This column is meant to clarify the difference between simple and absolute majorities. It is not a commentary on the majority decision of the Guyana Court of Appeal in the matter concerning the no confidence motion of December 21, 2018 in the National Assembly.
This columnist has NOT read the legal reasoning behind the decision of the learned Justices of the Appeal who ruled in favour of the invalidity of the no confidence motion. A comment or analysis of that verdict therefore cannot be offered until the legal reasoning behind the calculations in that majority verdict are made public.
Following the decision of the Court of Appeal, there have been a plethora of comments in the blogs in the media, many of which do not seem to understand what is meant by a ‘simple majority’ and what is meant by an ‘absolute majority’. In the exchanges, persons are avoiding offering a clear definition of what constitutes a simple majority and what constitutes an absolute majority.
The difference between a simple majority and an absolute majority is important in understanding decision-making in the National Assembly. Article 168(1) of the Constitution states that save as otherwise provided, all questions proposed for the decision of the National Assembly shall be by a majority of the members present and voting. This is what is meant by a simple majority – it is a majority of those who are present and voting.
Article 106(6), on the other hand, provides for the passage of a no confidence vote by a majority of the elected members of the National Assembly (65). While the said Article, does not use the word ‘absolute’, it can only mean an absolute majority since an absolute majority is a majority of all those who are eligible to vote.
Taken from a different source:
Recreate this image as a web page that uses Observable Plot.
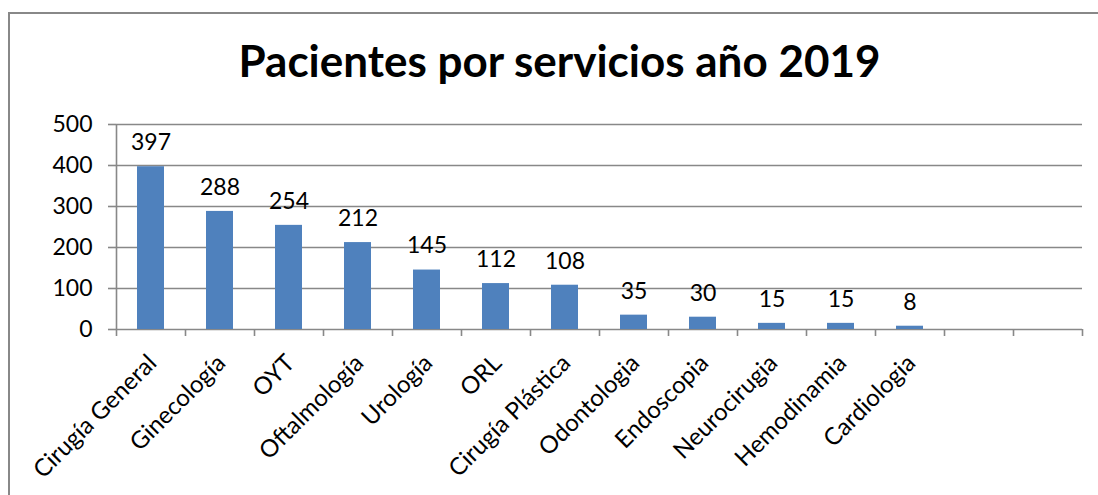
<!DOCTYPE html>
<html>
<head>
<meta charset="utf-8">
<script src="https://cdn.jsdelivr.net/npm/d3@7"></script>
<script src="https://cdn.jsdelivr.net/npm/@observablehq/plot@0.6"></script>
<style>
  html, body { margin: 0; padding: 0; background: #fff; overflow: hidden; }
  body { width: 1098px; height: 495px; position: relative; font-family: Lato, "Open Sans", sans-serif; }
  #frame { position: absolute; left: 8px; top: 12px; right: -20px; bottom: -20px;
           border-left: 2px solid #888; border-top: 2px solid #888; pointer-events: none; }
  #title { box-sizing: border-box; height: 100px; padding-top: 34px; padding-left: 21px;
           text-align: center; font-family: Lato, sans-serif; font-weight: 700; font-size: 44px;
           line-height: normal; color: #000; white-space: nowrap; }
  #chart svg { display: block; }
</style>
</head>
<body>
<div id="frame"></div>
<div id="title">Pacientes por servicios año 2019</div>
<div id="chart"></div>
<script>
const categories = ["Cirugía General","Ginecología","OYT","Oftalmología","Urología","ORL","Cirugía Plástica","Odontologia","Endoscopia","Neurocirugia","Hemodinamia","Cardiologia"];
const values = [397,288,254,212,145,112,108,35,30,15,15,8];
const emptySlots = ["", " "];
const yTicks = [0,100,200,300,400,500];

const slots = [...categories, ...emptySlots];
const data = categories.map((c, i) => ({category: c, value: values[i]}));

const W = 1098, H = 395, mL = 116, mR = 16, mT = 24, mB = 166;
const pInner = 42 / 69;
const step = (W - mL - mR) / slots.length;
const half = step / 2;
const gray = "#888";

const chart = Plot.plot({
  width: W, height: H,
  marginTop: mT, marginBottom: mB, marginLeft: mL, marginRight: mR,
  style: {fontFamily: "Lato, 'Open Sans', sans-serif", background: "transparent", overflow: "visible"},
  x: {domain: slots, paddingInner: pInner, paddingOuter: pInner / 2, axis: null},
  y: {domain: [0, 500], axis: null},
  marks: [
    Plot.ruleY(yTicks, {stroke: gray, strokeWidth: 1.6}),
    Plot.ruleX([slots[0]], {dx: -half, y1: 500, y2: 0, insetBottom: -7, stroke: gray, strokeWidth: 1.6}),
    Plot.ruleX(slots, {dx: half, y1: 0, y2: 0, insetBottom: -7, stroke: gray, strokeWidth: 1.6}),
    Plot.axisY({ticks: yTicks, label: null, tickSize: 8, tickPadding: 16, stroke: gray, strokeWidth: 1.6, fill: "#000", fontSize: 23}),
    Plot.barY(data, {x: "category", y: "value", fill: "#4f81bd"}),
    Plot.text(data, {x: "category", y: "value", text: d => String(d.value), dy: -24, fontSize: 23, fill: "#000"}),
    Plot.text(slots, {x: d => d, y: 0, text: d => d.trim(), rotate: -45, textAnchor: "end", lineAnchor: "top", dx: -5, dy: 23, fontSize: 24, fill: "#000"})
  ]
});
document.getElementById("chart").appendChild(chart);
</script>
</body>
</html>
To use as an example to illustrate the difference between a simple and an absolute majority, let us assume there are seven members who are eligible to vote on a committee. If on a specific question, only five persons vote – three in favour and two against. The three in favour constitute a simple majority, that is, a majority of the five who voted. If all seven had voted with four votes for and three against, then the four for would constitute an absolute majority since it is a majority of all those who were eligible to vote.
If on the other hand, three had voted ‘yes’ and two had voted ‘no’ and two had abstained, then there is no absolute majority in favour. This is because when dealing with an absolute majority the ‘nays’ and the abstentions and absences are counted together. Thus, four votes would have been needed against the combined three nays and abstentions combined for an absolute majority.
By logic, if everyone who is eligible to vote does so, then a simple majority becomes an absolute majority. If everyone in the National Assembly voted, then the simple majority becomes the same as the absolute majority, since those who were present and voted is the same as those who were eligible to vote.
In a paper entitled, “Absolute Majority Rules”, Adrian Vermeule, a Professor of Constitutional Law at Harvard Law School, says “Absolute majority rules and simple majority rules perfectly converge where all duly qualified members of the institution are present and cast votes. A major difference between the simple majority scheme and the absolute majority scheme is the effect of abstention from voting or physical absence from the voting institution. Under any absolute voting scheme, the requisite majority needed to enact a proposal is a fixed quantity, whereas under a simple majority scheme the requisite majority is variable.”
Two other academics, Keith Dougherty from the Department of Political Science of the University of Georgia, and Julian Edward from the Department of Mathematics at Florida International University, in a paper entitled: “The Properties of Simple vs. Absolute Majority Rule: cases where abstentions and absences are important”, put forward a formula for calculating an absolute majority. They argue that in cases where the voting population (N) is an odd number, the smallest absolute majority (M) is equivalent to (N+1)/2. So, in case where the total number of persons eligible to vote is seven, then an absolute majority is 4.
In cases where the voting population (N) is an even number, then the smallest majority (M) is (N+2)/2. Thus, if there were eight members eligible to vote, an absolute majority would be 5 i.e. [(8+2)/2]. Adrian Vermeule, the constitutional expert, agrees with this formula.
So, if your child is asked in the Common Entrance examination to determine whether a motion, requiring an absolute majority, is carried in a committee of 17 persons where there are nine (9) persons voting yes and eight (8) persons voting no, the answer is that it is carried. Since there is an odd number of the voting population (17), an absolute majority would be (17+1)/2 = 9.